1.5 Justification of the Study
Nigeria is largely deemed as a food secure nation, producing staple foods or having the capacity to import food if needed, in order to meet the nutritional requirements of its population (FAO, 2008). The country is food secure at a national level, but the same cannot be said at household level, especially for those in rural areas. Food access, which is affected by food prices, is key in ensuring house hold consumption behavior. Most rural households are net consumers of food, which pay higher prices for food and spend a large proportion of their income on food (Ravallion, 1990). The higher food prices lead to a change in consumption patterns, as households resort to consuming less and buying food of lower quality. The increased food expenditure makes them more sensitive to any increase in food prices (Yousif and Al-Kahtani, 2013) and households end up with less disposable income for other household necessities. It is therefore important to examine the impact of price instability on house hold consumption behavior, as this will give an insight into how prices paid for food affect house hold consumption behavior in areas that pay different prices for food.
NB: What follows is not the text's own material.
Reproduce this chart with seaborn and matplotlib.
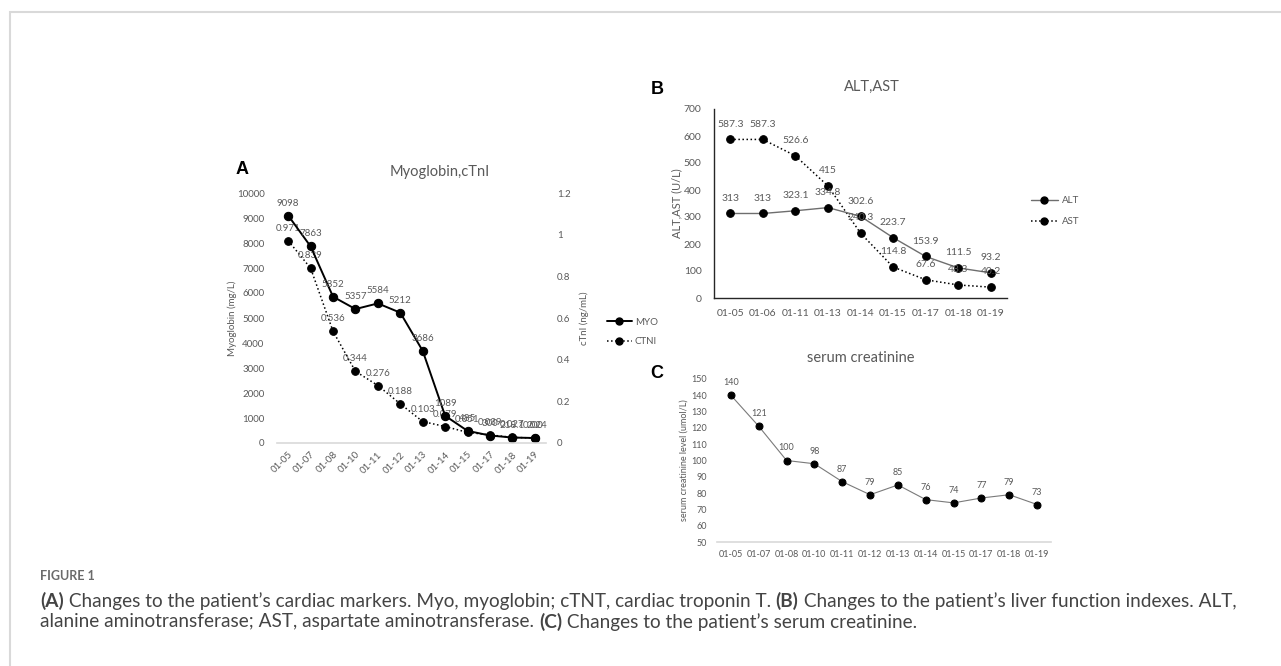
import numpy as np
import pandas as pd
import matplotlib
matplotlib.use("Agg")
import matplotlib.pyplot as plt
import seaborn as sns
from matplotlib.lines import Line2D

# ---------------- data ----------------
dates_a = ['01-05', '01-07', '01-08', '01-10', '01-11', '01-12',
           '01-13', '01-14', '01-15', '01-17', '01-18', '01-19']
myo = [9098, 7863, 5852, 5357, 5584, 5212, 3686, 1089, 485, 300, 218.1, 200]
ctni = [0.971, 0.839, 0.536, 0.344, 0.276, 0.188, 0.103, 0.079, 0.051, 0.039, 0.027, 0.024]
myo_ticks = [0, 1000, 2000, 3000, 4000, 5000, 6000, 7000, 8000, 9000, 10000]
ctni_ticks = [0, 0.2, 0.4, 0.6, 0.8, 1.0, 1.2]
ctni_ticklabels = ['0', '0.2', '0.4', '0.6', '0.8', '1', '1.2']

dates_b = ['01-05', '01-06', '01-11', '01-13', '01-14', '01-15', '01-17', '01-18', '01-19']
alt = [313, 313, 323.1, 334.8, 302.6, 223.7, 153.9, 111.5, 93.2]
ast = [587.3, 587.3, 526.6, 415, 240.3, 114.8, 67.6, 48.3, 40.2]
b_ticks = [0, 100, 200, 300, 400, 500, 600, 700]

dates_c = ['01-05', '01-07', '01-08', '01-10', '01-11', '01-12',
           '01-13', '01-14', '01-15', '01-17', '01-18', '01-19']
scr = [140, 121, 100, 98, 87, 79, 85, 76, 74, 77, 79, 73]
c_ticks = [50, 60, 70, 80, 90, 100, 110, 120, 130, 140, 150]

# ---------------- style ----------------
sns.set_theme(style="white")
plt.rcParams['font.family'] = ['Lato', 'DejaVu Sans']
GRAY = '#595959'
LGRAY = '#d9d9d9'

W, H = 1281, 666
fig = plt.figure(figsize=(W / 100, H / 100), dpi=100)
fig.patch.set_facecolor('white')


def rect(x0, y0, x1, y1):
    return [x0 / W, 1 - y1 / H, (x1 - x0) / W, (y1 - y0) / H]


def ftext(x, y, s, **kw):
    return fig.text(x / W, 1 - y / H, s, **kw)


def fmt(v):
    return '{:g}'.format(v)


def labels(ax, xs, ys, off=9, size=7):
    for x, y in zip(xs, ys):
        ax.annotate(fmt(y), (x, y), xytext=(0, off), textcoords='offset points',
                    ha='center', va='center', fontsize=size, color=GRAY)


# frame
frame = matplotlib.patches.Rectangle((10 / W, -0.1), 1.2, 1 - 12 / H + 0.1,
                                     transform=fig.transFigure, fill=False,
                                     edgecolor=LGRAY, linewidth=1.5)
fig.add_artist(frame)

# ---------------- Panel A ----------------
axA = fig.add_axes(rect(277, 193, 546, 443))
xa = np.arange(len(dates_a))
dfA = pd.DataFrame({'pos': xa, 'myo': myo, 'ctni': ctni})
axA2 = axA.twinx()
sns.lineplot(data=dfA, x='pos', y='ctni', ax=axA2, color='black', linestyle=':',
             linewidth=1.1, marker='o', markersize=5.5, markeredgecolor='black',
             estimator=None, legend=False)
sns.lineplot(data=dfA, x='pos', y='myo', ax=axA, color='black', linestyle='-',
             linewidth=1.4, marker='o', markersize=6, markeredgecolor='black',
             estimator=None, legend=False)
axA.set_zorder(3)
axA.patch.set_visible(False)
axA.set_xlim(-0.5, len(dates_a) - 0.5)
axA.set_ylim(0, 10000)
axA2.set_ylim(0, 1.2)
axA.set_yticks(myo_ticks)
axA.set_yticklabels([str(t) for t in myo_ticks])
axA2.set_yticks(ctni_ticks)
axA2.set_yticklabels(ctni_ticklabels)
axA.set_xticks(xa)
axA.set_xticklabels(dates_a, rotation=45, ha='right', rotation_mode='anchor')
for ax in (axA, axA2):
    for s in ax.spines.values():
        s.set_visible(False)
    ax.tick_params(length=0, labelsize=7, colors=GRAY)
    ax.set_xlabel('')
axA.spines['bottom'].set_visible(True)
axA.spines['bottom'].set_color(LGRAY)
axA.spines['bottom'].set_linewidth(1.2)
axA.tick_params(axis='y', pad=9)
axA.tick_params(axis='x', pad=5)
axA2.tick_params(axis='y', pad=8)
axA.set_ylabel('Myoglobin (mg/L)', fontsize=7, color=GRAY, labelpad=0)
axA2.set_ylabel('cTnI (ng/mL)', fontsize=7, color=GRAY, labelpad=6)
labels(axA, xa, myo)
labels(axA2, xa, ctni)
ftext(440, 172, 'Myoglobin,cTnI', fontsize=10.5, color=GRAY, ha='center', va='center')
ftext(242, 170, 'A', fontsize=13, fontweight='bold', color='black', ha='center', va='center',
      family='Liberation Sans')
hA = [Line2D([], [], color='black', lw=1.4, marker='o', ms=5, mec='black'),
      Line2D([], [], color='black', lw=1.1, ls=':', marker='o', ms=5, mec='black')]
fig.legend(hA, ['MYO', 'CTNI'], loc='center left', bbox_to_anchor=(598 / W, 1 - 332 / H),
           frameon=False, fontsize=7, labelcolor=GRAY, handlelength=2.6,
           handletextpad=0.3, labelspacing=1.05)

# ---------------- Panel B ----------------
axB = fig.add_axes(rect(714, 109, 1007, 298))
xb = np.arange(len(dates_b))
dfB = pd.DataFrame({'pos': xb, 'alt': alt, 'ast': ast})
sns.lineplot(data=dfB, x='pos', y='ast', ax=axB, color='black', linestyle=':',
             linewidth=1.1, marker='o', markersize=5.5, markeredgecolor='black',
             estimator=None, legend=False)
sns.lineplot(data=dfB, x='pos', y='alt', ax=axB, color='#6e6e6e', linestyle='-',
             linewidth=1.0, marker='o', markersize=5.5, markerfacecolor='black',
             markeredgecolor='black', estimator=None, legend=False)
axB.set_xlim(-0.5, len(dates_b) - 0.5)
axB.set_ylim(0, 700)
axB.set_yticks(b_ticks)
axB.set_yticklabels([str(t) for t in b_ticks])
axB.set_xticks(xb)
axB.set_xticklabels(dates_b)
axB.set_xticks(np.arange(len(dates_b) + 1) - 0.5, minor=True)
for s in ('top', 'right'):
    axB.spines[s].set_visible(False)
for s in ('left', 'bottom'):
    axB.spines[s].set_color('#262626')
    axB.spines[s].set_linewidth(1.0)
axB.tick_params(axis='x', which='major', length=0, labelsize=7.5, colors=GRAY, pad=8)
axB.tick_params(axis='x', which='minor', length=4, width=1, color='#262626', direction='out')
axB.tick_params(axis='y', length=4, width=1, color='#262626', direction='out',
                labelsize=7.5, labelcolor=GRAY, pad=5)
axB.set_xlabel('')
axB.set_ylabel('ALT,AST (U/L)', fontsize=8, color=GRAY, labelpad=1)
labels(axB, xb, alt, off=11, size=7.5)
labels(axB, xb, ast, off=11, size=7.5)
ftext(872, 87, 'ALT,AST', fontsize=10.5, color=GRAY, ha='center', va='center')
ftext(657, 89, 'B', fontsize=13, fontweight='bold', color='black', ha='center', va='center',
      family='Liberation Sans')
hB = [Line2D([], [], color='#6e6e6e', lw=1.0, marker='o', ms=5, mfc='black', mec='black'),
      Line2D([], [], color='black', lw=1.1, ls=':', marker='o', ms=5, mec='black')]
fig.legend(hB, ['ALT', 'AST'], loc='center left', bbox_to_anchor=(1022 / W, 1 - 211 / H),
           frameon=False, fontsize=7, labelcolor=GRAY, handlelength=2.8,
           handletextpad=0.4, labelspacing=1.25)

# ---------------- Panel C ----------------
axC = fig.add_axes(rect(717, 379, 1051, 542))
xc = np.arange(len(dates_c))
dfC = pd.DataFrame({'pos': xc, 'scr': scr})
sns.lineplot(data=dfC, x='pos', y='scr', ax=axC, color='#7a7a7a', linestyle='-',
             linewidth=0.8, marker='o', markersize=5, markerfacecolor='black',
             markeredgecolor='black', estimator=None, legend=False)
axC.set_xlim(-0.5, len(dates_c) - 0.5)
axC.set_ylim(50, 150)
axC.set_yticks(c_ticks)
axC.set_yticklabels([str(t) for t in c_ticks])
axC.set_xticks(xc)
axC.set_xticklabels(dates_c)
for s in axC.spines.values():
    s.set_visible(False)
axC.spines['bottom'].set_visible(True)
axC.spines['bottom'].set_color(LGRAY)
axC.spines['bottom'].set_linewidth(1.2)
axC.tick_params(length=0, labelsize=6.5, colors=GRAY)
axC.tick_params(axis='y', pad=7)
axC.tick_params(axis='x', pad=6)
axC.set_xlabel('')
axC.set_ylabel('serum creatinine level (umol/L)', fontsize=6.5, color=GRAY, labelpad=2)
labels(axC, xc, scr, off=9, size=6.5)
ftext(861, 358, 'serum creatinine', fontsize=10.5, color=GRAY, ha='center', va='center')
ftext(657, 374, 'C', fontsize=13, fontweight='bold', color='black', ha='center', va='center',
      family='Liberation Sans')

# ---------------- Caption ----------------
ftext(40, 576, 'FIGURE 1', fontsize=9, fontweight='bold', color='#6b6b6b', ha='left', va='center')

line1 = [('(A)', True), (' Changes to the patient\u2019s cardiac markers. Myo, myoglobin; cTNT, cardiac troponin T. ', False),
         ('(B)', True), (' Changes to the patient\u2019s liver function indexes. ALT,', False)]
line2 = [('alanine aminotransferase; AST, aspartate aminotransferase. ', False), ('(C)', True),
         (' Changes to the patient\u2019s serum creatinine.', False)]

renderer = fig.canvas.get_renderer()


def rich(x, y, parts, size, draw=True):
    cx = x
    arts = []
    for s, b in parts:
        t = ftext(cx, y, s, fontsize=size, fontweight='bold' if b else 'normal',
                  color='#444444', ha='left', va='center')
        cx += t.get_window_extent(renderer).width
        arts.append(t)
    if not draw:
        for t in arts:
            t.remove()
    return cx - x


w = rich(40, 601, line1, 10, draw=False)
size = 10 * 1200 / w
rich(40, 601, line1, size)
rich(40, 622, line2, size)

fig.savefig('out.png', dpi=100, facecolor='white')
This will give direction in designing policy measures that can be put in place in order to mitigate the effects of high food prices. Understanding the impact of high food prices could also help government in policy interventions aimed at reducing house hold consumption behavior in the Nigeria.
1.6 Chapter Overview
In Chapter 1, the research problems, objectives and the hypothesis were presented. In Chapter 2, literature on food security, the effects of prices on food, price dispersion and price perceptions, were reviewed. The chapter was concluded by reviewing past research findings of the impact of price instability on food security. Chapter 3, presents determinants of households’ perceived food price in Saki, Oyo state in Nigeria; and the impact of price instability on house hold consumption behavior is presented in Chapter 4. Both analysis used data collected in two rural areas in Nigeria that pay different prices for food, namely Saki, and Oyo, in Oyo State. The conclusions, summary and policy recommendations from the findings of the study were presented in Chapter 5, which was concluded by recommending areas for further study.